Stated goal:
Leaving out the pictures, retype the lines from the beginning of the listing through the line containing "ax = fig.add_axes([0.1068, 0.155, 0.8932, 0.823])".

---------- Provided material ----------

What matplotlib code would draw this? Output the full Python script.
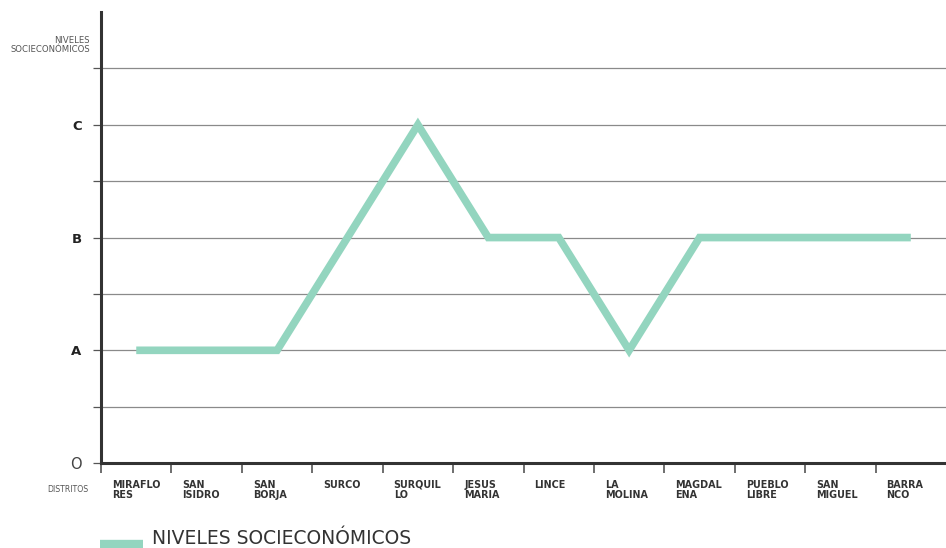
import numpy as np
import matplotlib
matplotlib.use("Agg")
import matplotlib.pyplot as plt
import matplotlib.transforms as mtransforms

plt.rcParams['font.family'] = ['DejaVu Sans']

# data
distritos = ["MIRAFLO\nRES", "SAN\nISIDRO", "SAN\nBORJA", "SURCO", "SURQUIL\nLO",
             "JESUS\nMARIA", "LINCE", "LA\nMOLINA", "MAGDAL\nENA", "PUEBLO\nLIBRE",
             "SAN\nMIGUEL", "BARRA\nNCO"]
niveles = [2, 2, 2, 4, 6, 4, 4, 2, 4, 4, 4, 4]
y_ticks = [0, 1, 2, 3, 4, 5, 6, 7]
y_labels = ["O", "", "A", "", "B", "", "C", ""]

teal = "#93d5bf"
dark = "#333333"

fig = plt.figure(figsize=(9.46, 5.48), dpi=100)
ax = fig.add_axes([0.1068, 0.155, 0.8932, 0.823])

x = np.arange(len(distritos))
ax.plot(x, niveles, color=teal, lw=5.5, solid_capstyle='butt', solid_joinstyle='miter', zorder=3)

ax.set_xlim(-0.5, len(distritos) - 0.5)
ax.set_ylim(0, 8)

# gridlines
for yv in y_ticks[1:]:
    ax.axhline(yv, color="#8a8a8a", lw=0.9, zorder=1)

for s in ["top", "right"]:
    ax.spines[s].set_visible(False)
for s in ["left", "bottom"]:
    ax.spines[s].set_color(dark)
    ax.spines[s].set_linewidth(2.2)
ax.spines["bottom"].set_zorder(4)

ax.set_yticks(y_ticks)
ax.set_yticklabels(y_labels)
ax.tick_params(axis='y', direction='out', length=6, width=0.9, color="#555555",
               pad=8, labelsize=9.5, labelcolor="#222222")
for lbl in ax.get_yticklabels():
    if lbl.get_text() in ("A", "B", "C"):
        lbl.set_fontweight('bold')
    else:
        lbl.set_fontsize(10.5)
        lbl.set_color("#444444")

# x labels at band left edges
ax.set_xticks(x - 0.5)
ax.set_xticklabels(distritos)
ax.tick_params(axis='x', direction='out', length=7, width=1.2, color="#555555",
               pad=5, labelsize=6.9, labelcolor="#333333")
offset = mtransforms.ScaledTranslation(11 / 100, 0, fig.dpi_scale_trans)
for lbl in ax.get_xticklabels():
    lbl.set_horizontalalignment('left')
    lbl.set_verticalalignment('top')
    lbl.set_fontweight('bold')
    lbl.set_linespacing(1.05)
    lbl.set_transform(lbl.get_transform() + offset)

fig.text(90 / 946, 1 - 45 / 548, "NIVELES\nSOCIECONÓMICOS", ha='right', va='center',
         fontsize=6.1, color="#555555", linespacing=0.9)
fig.text(88 / 946, 1 - 489 / 548, "DISTRITOS", ha='right', va='center',
         fontsize=5.6, color="#555555")

# legend
fig.add_artist(plt.Line2D([100 / 946, 143 / 946], [1 - 544 / 548, 1 - 544 / 548],
                          color=teal, lw=6, solid_capstyle='butt'))
fig.text(152 / 946, 1 - 539 / 548, "NIVELES SOCIECONÓMICOS", ha='left', va='center',
         fontsize=13.5, color=dark)

fig.savefig("out.png", dpi=100)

----------

Result of the exercise:
What matplotlib code would draw this? Output the full Python script.
import numpy as np
import matplotlib
matplotlib.use("Agg")
import matplotlib.pyplot as plt
import matplotlib.transforms as mtransforms

plt.rcParams['font.family'] = ['DejaVu Sans']

# data
distritos = ["MIRAFLO\nRES", "SAN\nISIDRO", "SAN\nBORJA", "SURCO", "SURQUIL\nLO",
             "JESUS\nMARIA", "LINCE", "LA\nMOLINA", "MAGDAL\nENA", "PUEBLO\nLIBRE",
             "SAN\nMIGUEL", "BARRA\nNCO"]
niveles = [2, 2, 2, 4, 6, 4, 4, 2, 4, 4, 4, 4]
y_ticks = [0, 1, 2, 3, 4, 5, 6, 7]
y_labels = ["O", "", "A", "", "B", "", "C", ""]

teal = "#93d5bf"
dark = "#333333"

fig = plt.figure(figsize=(9.46, 5.48), dpi=100)
ax = fig.add_axes([0.1068, 0.155, 0.8932, 0.823])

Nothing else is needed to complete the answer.